Third, it is looking like Palin’s strategy of quitting her job as governor and using her media stardom to further her political career is backfiring. The problem with sending her daughter on Dancing With The Stars, and doing a reality show on TLC appears to have the unintended consequence of Republicans now taking Palin less seriously than they did before. Republicans don’t like quitters, and the image of Palin bailing out on the people of Alaska who elected her to lead them is going to haunt her forever. If Palin would have resigned as governor to study and prepare for 2012, her decision likely would have been supported within the party.

However Sarah Palin has revealed time and time again that is disinterested in doing any of the actual work that comes with running for president. She seems to be suffering from the delusion that running for president is the same as running for prom queen. She appears to believe that Republicans will vote for her because they like her, but evidence is mounting that it is going to take more than personality to win the nomination.

None of this means that Palin won’t run. The fact that she shouldn’t run doesn’t mean that she won’t. Everything from her contract with Fox News to not continuing her reality show suggests that Palin intends on being free of obligations in 2012 for a reason, and in all honesty, she would be crazy not to run in 2012.
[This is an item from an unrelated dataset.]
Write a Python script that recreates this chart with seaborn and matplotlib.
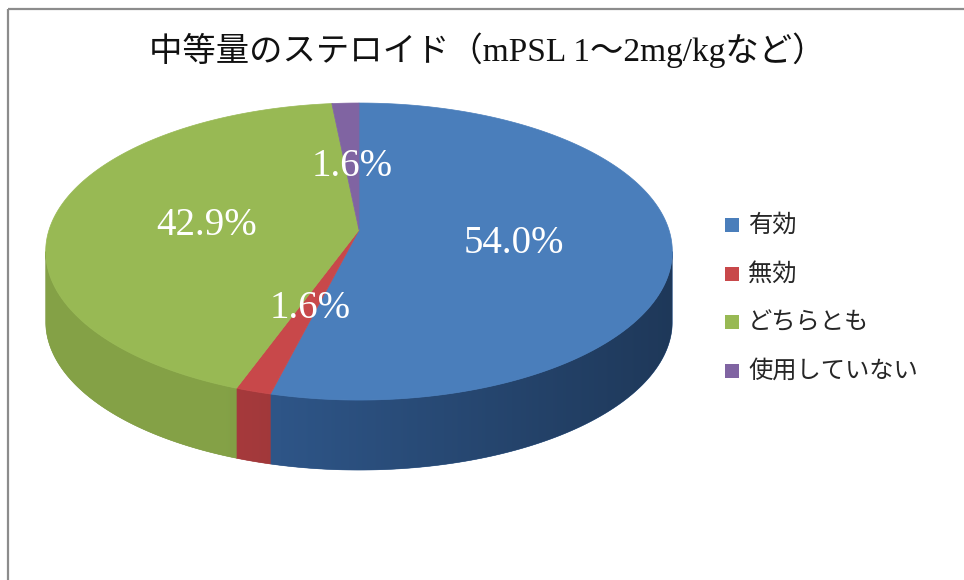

Despite her struggles, she is still a top three candidate for the GOP nomination in a primary where there is no strong leader and the field is wide open. Even if she does no other work and strictly runs on personal popularity and name recognition with Republicans, she will be a serious contender. Her cult of personality, ego, and sense of presidential destiny, are why she is likely going to run. Palin thinks the presidential election was stolen from her in 2008, so polls and numbers don’t matter. She has conditioned herself to ignore them, but if she doesn’t change her game plan, Republican primary and caucus goers in 2012 may deliver her a message that even she can’t ignore.